島原の乱とは
1637年、島原藩主松倉父子による暴政(過酷な課税)と幕府の禁教令(キリシタン弾圧)、さらに飢饉が重なった事で追い込まれた島原と天草の主に農民が起こした反乱。島原の原城における3ヶ月の籠城戦の後に幕府軍が一揆軍を鎮圧し、原城は徹底的に破壊され、一揆軍は全員処刑になりました。一方で島原藩主松倉重家はその責任を問われて江戸時代における大名としては唯一の斬首刑に処せられ、幕府も農民生活の向上について取り組む契機の一つになりました。
原城とは
元々島原を領有していた有馬氏が築いた城。一国一城令によって廃城になっていましたが、ある程度城としての機能が残されており、地の利もあった為に一揆軍が入城して立てこもりました。三方が海に面した崖の上に建つ天然の要害の地を占める為、一揆軍37,000に対して120,000を越える軍勢を有していた幕府軍も攻めあぐね、最終的に力攻めによる短期攻略を諦めざるを得ませんでした。

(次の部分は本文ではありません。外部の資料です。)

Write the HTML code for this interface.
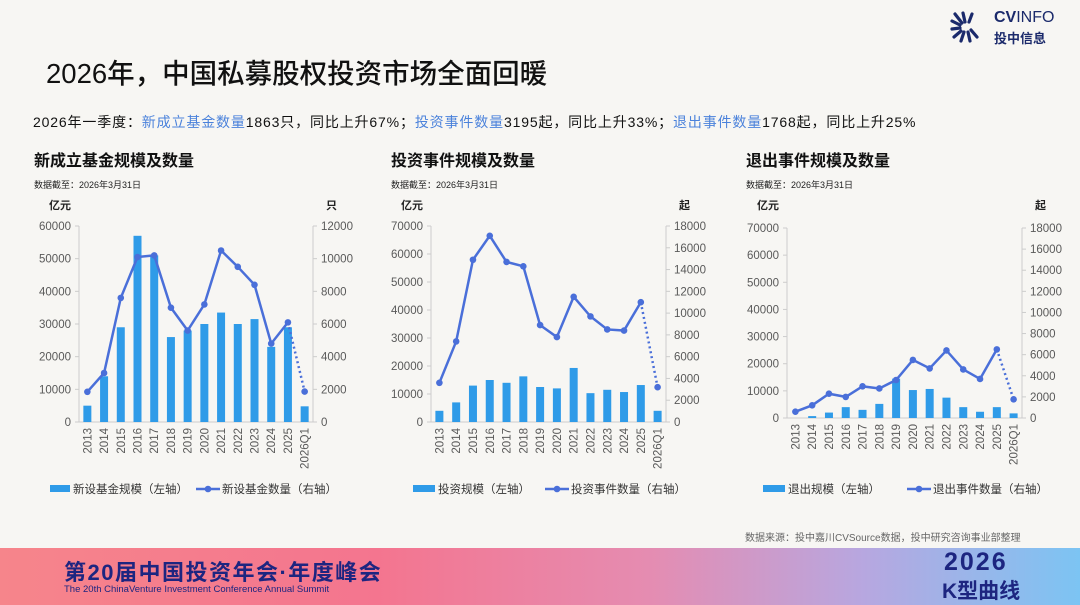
<!DOCTYPE html>
<html><head><meta charset="utf-8">
<style>
body{margin:0;width:1080px;height:605px;overflow:hidden;background:#f7f6f3;font-family:"Liberation Sans","Noto Sans CJK SC",sans-serif;position:relative;color:#111}
.abs{position:absolute;white-space:nowrap}
.hl{color:#4b82db}
</style></head><body>
<div class="abs" style="left:46px;top:51px;font-size:27.5px;font-weight:500">2026年，中国私募股权投资市场全面回暖</div>
<div class="abs" style="left:950px;top:8px;width:120px;height:36px">
  <svg width="34" height="34" viewBox="0 0 34 34" style="position:absolute;left:0;top:2px">
    <g stroke="#1b2a6b" stroke-width="3.2" stroke-linecap="round">
      <line x1="12" y1="13" x2="5" y2="4"/><line x1="10" y1="15" x2="2" y2="11"/><line x1="10" y1="18" x2="2" y2="19"/>
      <line x1="11" y1="21" x2="4" y2="27"/><line x1="14" y1="22" x2="11" y2="31"/><line x1="18" y1="22" x2="20" y2="31"/>
      <line x1="21" y1="20" x2="27" y2="27"/><line x1="15" y1="12" x2="13" y2="3"/><line x1="19" y1="12" x2="22" y2="4"/>
    </g></svg>
  <div class="abs" style="left:44px;top:1px;font-size:16px;color:#1b2a6b;font-weight:bold">CV<span style="font-weight:normal">INFO</span></div>
  <div class="abs" style="left:44px;top:20px;font-size:13px;color:#1b2a6b;font-weight:bold">投中信息</div>
</div>
<div class="abs" style="left:33px;top:112px;font-size:14px;letter-spacing:0.85px">2026年一季度：<span class="hl">新成立基金数量</span>1863只，同比上升67%；<span class="hl">投资事件数量</span>3195起，同比上升33%；<span class="hl">退出事件数量</span>1768起，同比上升25%</div>

<svg id="charts" width="1080" height="540" style="position:absolute;left:0;top:0"></svg>

<div class="abs" style="left:745px;top:529px;font-size:10px;color:#666">数据来源：投中嘉川CVSource数据，投中研究咨询事业部整理</div>
<div class="abs" style="left:0;top:548px;width:1080px;height:57px;background:linear-gradient(90deg,#f6858b 0%,#f4758f 35%,#e58cb1 60%,#b7a7e0 80%,#7cc4f3 100%)">
  <div class="abs" style="left:64px;top:7px;font-size:22px;font-weight:bold;color:#1d2580;letter-spacing:1.5px">第20届中国投资年会·年度峰会</div>
  <div class="abs" style="left:64px;top:36px;font-size:9.5px;color:#1d2580">The 20th ChinaVenture Investment Conference Annual Summit</div>
  <div class="abs" style="left:944px;top:0px;font-size:25px;font-weight:bold;color:#1d2580;letter-spacing:2px">2026</div>
  <div class="abs" style="left:942px;top:27px;font-size:21px;font-weight:bold;color:#1d2580">K型曲线</div>
</div>

<script>
const categories=["2013","2014","2015","2016","2017","2018","2019","2020","2021","2022","2023","2024","2025","2026Q1"];
const fundScale=[5000,14000,29000,57000,51000,26000,28000,30000,33500,30000,31500,23000,29000,4800];
const fundCount=[1850,3000,7600,10100,10200,7000,5600,7200,10500,9500,8400,4800,6100,1863];
const investScale=[4000,7000,13000,15000,14000,16300,12500,12000,19300,10300,11500,10700,13200,4000];
const investCount=[3600,7400,14900,17100,14700,14300,8900,7800,11500,9700,8500,8400,11000,3195];
const exitScale=[0,700,2000,4000,3000,5200,14500,10300,10700,7500,4000,2300,4000,1700];
const exitCount=[600,1200,2300,2000,3000,2800,3600,5500,4700,6400,4600,3700,6500,1768];
const leftTicks1=[0,10000,20000,30000,40000,50000,60000];
const rightTicks1=[0,2000,4000,6000,8000,10000,12000];
const leftTicks2=[0,10000,20000,30000,40000,50000,60000,70000];
const rightTicks2=[0,2000,4000,6000,8000,10000,12000,14000,16000,18000];

const svg=document.getElementById('charts');
const NS='http://www.w3.org/2000/svg';
function mk(tag,attrs,parent){const e=document.createElementNS(NS,tag);for(const k in attrs)e.setAttribute(k,attrs[k]);(parent||svg).appendChild(e);return e;}
function txt(x,y,s,attrs,parent){const t=mk('text',Object.assign({x:x,y:y,'font-size':11.5,fill:'#595959','font-family':'"Liberation Sans","Noto Sans CJK SC",sans-serif'},attrs),parent);t.textContent=s;return t;}

function chart(c){
  const g=mk('g',{});
  
  
  const t=txt(c.tx,166,c.title,{'font-size':16,fill:'#111','font-weight':'bold'},g);
  
  
  const d=txt(c.tx,188,'数据截至：2026年3月31日',{'font-size':9,fill:'#222'},g);
  
  
  txt(c.x0-30,209,'亿元',{'font-size':11,fill:'#222','font-weight':'bold'},g);
  txt(c.x1+13,209,c.runit,{'font-size':11,fill:'#222','font-weight':'bold'},g);
  const lmax=c.lt[c.lt.length-1],rmax=c.rt[c.rt.length-1];
  const yl=v=>c.yb-(v/lmax)*(c.yb-c.yt);
  const yr=v=>c.yb-(v/rmax)*(c.yb-c.yt);
  const step=(c.x1-c.x0)/categories.length;
  const xc=i=>c.x0+step*(i+0.5);
  mk('line',{x1:c.x0,y1:c.yt,x2:c.x0,y2:c.yb,stroke:'#ccc'},g);
  mk('line',{x1:c.x1,y1:c.yt,x2:c.x1,y2:c.yb,stroke:'#ccc'},g);
  mk('line',{x1:c.x0,y1:c.yb,x2:c.x1,y2:c.yb,stroke:'#ccc'},g);
  c.lt.forEach(v=>{mk('line',{x1:c.x0-4,x2:c.x0,y1:yl(v),y2:yl(v),stroke:'#ccc'},g);txt(c.x0-8,yl(v)+4,String(v),{'text-anchor':'end'},g);});
  c.rt.forEach(v=>{mk('line',{x1:c.x1,x2:c.x1+4,y1:yr(v),y2:yr(v),stroke:'#ccc'},g);txt(c.x1+8,yr(v)+4,String(v),{},g);});
  categories.forEach((cat,i)=>{
    const b=mk('rect',{x:xc(i)-4,y:yl(c.bars[i]),width:8,height:c.yb-yl(c.bars[i]),fill:'#2f9be8'},g);
    
    
    txt(0,0,cat,{'text-anchor':'end',transform:`translate(${xc(i)+4},${c.yb+6}) rotate(-90)`},g);
  });
  let p='';
  for(let i=0;i<categories.length-1;i++)p+=(i?'L':'M')+xc(i)+','+yr(c.line[i]);
  const ln=mk('path',{d:p,fill:'none',stroke:'#4a6fd9','stroke-width':2.5},g);
  
  
  const n=categories.length;
  mk('line',{x1:xc(n-2),y1:yr(c.line[n-2]),x2:xc(n-1),y2:yr(c.line[n-1]),stroke:'#4a6fd9','stroke-width':2.5,'stroke-dasharray':'2,3'},g);
  c.line.forEach((v,i)=>{const pt=mk('circle',{cx:xc(i),cy:yr(v),r:3.3,fill:'#4a6fd9'},g);
    
    });
  const ly=489;
  const lg=mk('g',{},g);
  
  
  mk('rect',{x:c.lx,y:ly-4,width:c.lw,height:7,fill:'#2f9be8'},lg);
  txt(c.lx+c.lw+3,ly+4,c.bl,{fill:'#333','font-size':11.5},lg);
  mk('line',{x1:c.lx2,x2:c.lx2+24,y1:ly,y2:ly,stroke:'#4a6fd9','stroke-width':2.5},lg);
  mk('circle',{cx:c.lx2+12,cy:ly,r:3.3,fill:'#4a6fd9'},lg);
  txt(c.lx2+26,ly+4,c.ll,{fill:'#333','font-size':11.5},lg);
}
chart({name:'fund-chart',title:'新成立基金规模及数量',tx:34,x0:79,x1:313,yt:226,yb:422,lt:leftTicks1,rt:rightTicks1,bars:fundScale,line:fundCount,runit:'只',lx:50,lw:20,bl:'新设基金规模（左轴）',lx2:196,ll:'新设基金数量（右轴）'});
chart({name:'invest-chart',title:'投资事件规模及数量',tx:391,x0:431,x1:666,yt:226,yb:422,lt:leftTicks2,rt:rightTicks2,bars:investScale,line:investCount,runit:'起',lx:413,lw:22,bl:'投资规模（左轴）',lx2:545,ll:'投资事件数量（右轴）'});
chart({name:'exit-chart',title:'退出事件规模及数量',tx:746,x0:787,x1:1022,yt:228,yb:418,lt:leftTicks2,rt:rightTicks2,bars:exitScale,line:exitCount,runit:'起',lx:763,lw:22,bl:'退出规模（左轴）',lx2:907,ll:'退出事件数量（右轴）'});
</script>
</body></html>
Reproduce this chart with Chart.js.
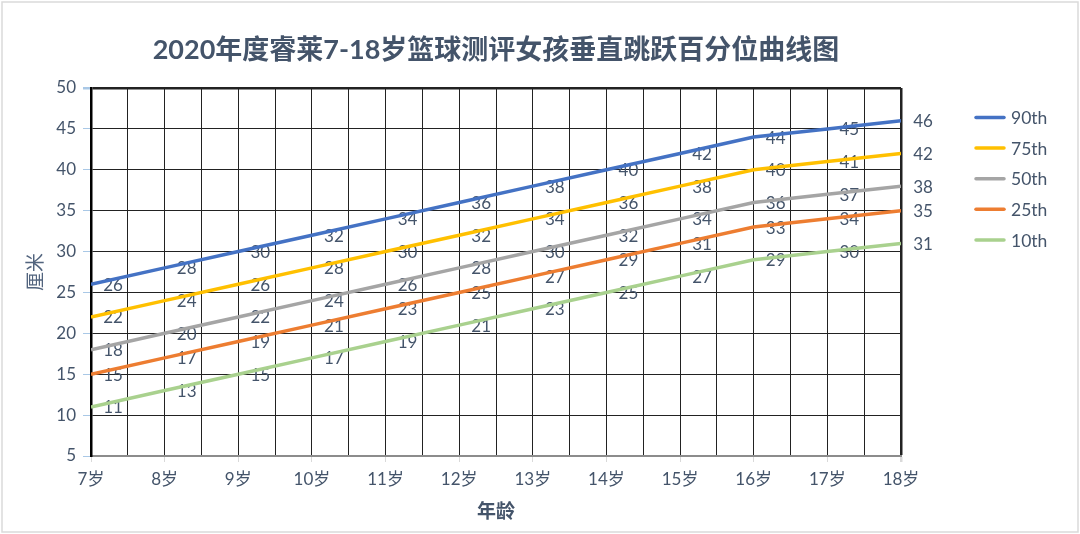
<!DOCTYPE html>
<html>
<head>
<meta charset="utf-8">
<script src="https://cdn.jsdelivr.net/npm/chart.js@4.4.1/dist/chart.umd.min.js"></script>
<style>
  html, body { margin: 0; padding: 0; background: #fff; }
  #wrap { width: 1080px; height: 534px; }
</style>
</head>
<body>
<div id="wrap"><canvas id="c" width="1080" height="534"></canvas></div>
<script>
// 年龄分类
const ages = ['7岁', '8岁', '9岁', '10岁', '11岁', '12岁', '13岁', '14岁', '15岁', '16岁', '17岁', '18岁'];
const seriesNames = ['90th', '75th', '50th', '25th', '10th'];
const p90 = [26, 28, 30, 32, 34, 36, 38, 40, 42, 44, 45, 46];
const p75 = [22, 24, 26, 28, 30, 32, 34, 36, 38, 40, 41, 42];
const p50 = [18, 20, 22, 24, 26, 28, 30, 32, 34, 36, 37, 38];
const p25 = [15, 17, 19, 21, 23, 25, 27, 29, 31, 33, 34, 35];
const p10 = [11, 13, 15, 17, 19, 21, 23, 25, 27, 29, 30, 31];
const yTicks = [5, 10, 15, 20, 25, 30, 35, 40, 45, 50];

const colors = ['#4472C4', '#FFC000', '#A5A5A5', '#ED7D31', '#A9D18E'];
const textColor = '#44546A';
const latin = 'Lato, "Noto Sans CJK SC", sans-serif';

function toPoints(arr) {
	return arr.map(function(v, i) { return { x: i, y: v }; });
}

const allSeries = [p90, p75, p50, p25, p10];

// 外框
const framePlugin = {
	id: 'frame',
	beforeDraw: function(chart) {
		const ctx = chart.ctx;
		ctx.save();
		ctx.fillStyle = '#fff';
		ctx.fillRect(0, 0, chart.width, chart.height);
		ctx.strokeStyle = '#DADADA';
		ctx.lineWidth = 1.5;
		ctx.strokeRect(2, 2, chart.width - 4, chart.height - 4);
		ctx.restore();
	}
};

// 数据标签：画在线条下面，位于点的右侧
const labelPlugin = {
	id: 'pointLabels',
	beforeDatasetsDraw: function(chart) {
		const ctx = chart.ctx;
		ctx.save();
		ctx.font = '17px ' + latin;
		ctx.fillStyle = textColor;
		ctx.textAlign = 'center';
		ctx.textBaseline = 'middle';
		chart.data.datasets.forEach(function(ds, di) {
			const meta = chart.getDatasetMeta(di);
			meta.data.forEach(function(pt, i) {
				ctx.fillText(String(ds.data[i].y), pt.x + 22, pt.y + 1);
			});
		});
		ctx.restore();
	}
};

// 图例
const legendPlugin = {
	id: 'sideLegend',
	afterDraw: function(chart) {
		const ctx = chart.ctx;
		ctx.save();
		ctx.font = '17.5px ' + latin;
		ctx.textAlign = 'left';
		ctx.textBaseline = 'middle';
		chart.data.datasets.forEach(function(ds, i) {
			const y = 117.5 + i * 30.6;
			ctx.strokeStyle = ds.borderColor;
			ctx.lineWidth = 3.5;
			ctx.lineCap = 'round';
			ctx.beginPath();
			ctx.moveTo(976, y);
			ctx.lineTo(1004, y);
			ctx.stroke();
			ctx.fillStyle = textColor;
			ctx.fillText(ds.label, 1011, y + 1);
		});
		ctx.restore();
	}
};

const ctx = document.getElementById('c').getContext('2d');
new Chart(ctx, {
	type: 'line',
	data: {
		datasets: allSeries.map(function(arr, i) {
			return {
				label: seriesNames[i],
				data: toPoints(arr),
				borderColor: colors[i],
				backgroundColor: colors[i],
				borderWidth: 3.5,
				pointRadius: 0,
				tension: 0,
				fill: false
			};
		})
	},
	options: {
		responsive: false,
		animation: false,
		events: [],
		layout: { padding: { left: 0, right: 179, top: 0, bottom: 0 } },
		plugins: {
			legend: { display: false },
			tooltip: { enabled: false },
			title: {
				display: true,
				fullSize: false,
				text: '2020年度睿莱7-18岁篮球测评女孩垂直跳跃百分位曲线图',
				color: textColor,
				font: { family: latin, size: 27, weight: 'bold', lineHeight: 1.2 },
				padding: { top: 34, bottom: 21.6 }
			}
		},
		scales: {
			x: {
				type: 'linear',
				min: 0,
				max: ages.length - 1,
				afterBuildTicks: function(axis) {
					const t = [];
					for (let v = 0; v <= ages.length - 1; v += 0.5) t.push({ value: v });
					axis.ticks = t;
				},
				afterFit: function(axis) { axis.height = 78; },
				ticks: {
					autoSkip: false,
					maxRotation: 0,
					padding: 7,
					color: textColor,
					font: { family: latin, size: 17 },
					callback: function(v) { return Number.isInteger(v) ? ages[v] : ''; }
				},
				grid: {
					drawTicks: true,
					tickLength: 6,
					tickColor: function(c) { return Number.isInteger(c.tick && c.tick.value) ? '#D9D9D9' : 'rgba(0,0,0,0)'; },
					color: '#222',
					lineWidth: function(c) {
						if (c.tick && c.tick.value === ages.length - 1) return 2.5;
						return 1;
					}
				},
				border: { display: true, color: '#8C8C8C', width: 2 },
				title: {
					display: true,
					text: '年龄',
					color: textColor,
					font: { family: latin, size: 19, weight: 'bold', lineHeight: 1.2 },
					padding: { top: 0, bottom: 10.6 }
				}
			},
			y: {
				min: yTicks[0],
				max: yTicks[yTicks.length - 1],
				afterBuildTicks: function(axis) {
					axis.ticks = yTicks.map(function(v) { return { value: v }; });
				},
				afterFit: function(axis) { axis.width = 91; },
				ticks: {
					padding: 7,
					color: textColor,
					font: { family: latin, size: 17 }
				},
				grid: {
					drawTicks: true,
					tickLength: 8,
					tickColor: '#A9C8E6',
					color: function(c) {
						if (c.tick && c.tick.value === yTicks[0]) return '#8C8C8C';
						return '#222';
					},
					lineWidth: function(c) {
						if (c.tick && c.tick.value === yTicks[yTicks.length - 1]) return 2.5;
						return 1;
					}
				},
				border: { display: true, color: '#000', width: 2.5 },
				title: {
					display: true,
					text: '厘米',
					color: '#52647E',
					font: { family: latin, size: 19, lineHeight: 1.2 },
					padding: { top: 24.6, bottom: 0 }
				}
			}
		}
	},
	plugins: [framePlugin, labelPlugin, legendPlugin]
});
</script>
</body>
</html>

島原の乱後は完全に解体され、長らく土の中に眠っていた原城ですが、1980年代に入ってようやく発掘作業が本格化し、2018年には世界文化遺産「長崎と天草地方の潜伏キリシタン関連遺産」に登録されました。
原城への行き方、アクセス
原城が位置する島原半島南東部は鉄道が走っていない為、最寄りの鉄道駅である島原駅からバス(60分)で訪れる事が出来ます。また、島原半島各地のフェリーが発着する港からもバスで訪れる事が出来ます。
長崎市からは車で約100分で訪れる事が出来ます。
現在の原城を見学する
島原の乱後に徹底して破壊され、長らく土の中に眠っていた原城。本丸と二の丸や三の丸等複数の曲輪から構成されていますが、発掘によっていくつかの遺構が掘り出され、記念碑や像などが並んでいるのが本丸です。
ホネカミ地蔵
本丸入口近くに立つ地蔵。島原の乱終結から100年以上が過ぎた1766年に有馬の住職らが散乱していた遺骨を集め、供養した地蔵です。
門・城壁跡
幕府軍を苦しめた堅牢な原城の城壁は、戦後の破壊対象の筆頭でした。外側の築石、裏栗石の順で落とされ、地中に一揆軍の死体もろとも埋められました。この事は発掘時に石垣の間から多くの人骨が発見された事からも裏付けられています。
天草四郎像
長崎平和公園の平和記念像も手掛けた地元島原出身の彫刻家村西望氏が手がけた像です。
本名は益田時貞。元はキリシタン大名であった小西行長(関ケ原の戦いで斬首)の家臣の子でキリスト教徒の間でそのカリスマ性が話題になっていた人物。乱を主導する人々の間で総大将として選ばれ、実際に最後まで戦い抜き、15歳でその短い生涯を閉じました。
天草四郎の墓と十字架のモニュメント
近郊の西有家町の民家で偶然発見された墓碑を中心に構成されている墓です。幕府軍の総攻撃の前に命を落とした天草四郎の首は長崎に送られて行方不明になりましたが、墓碑この一帯の農民は島原の乱で全滅したので、他地域からの移民が入植して出来た新しい村の一部として利用されていた可能性はあります。
三体のキリシタン像
地蔵のようにも見えるキリシタン像。その見つめる先には島原の乱の首謀者たちが集った湯島も遠くに見えます。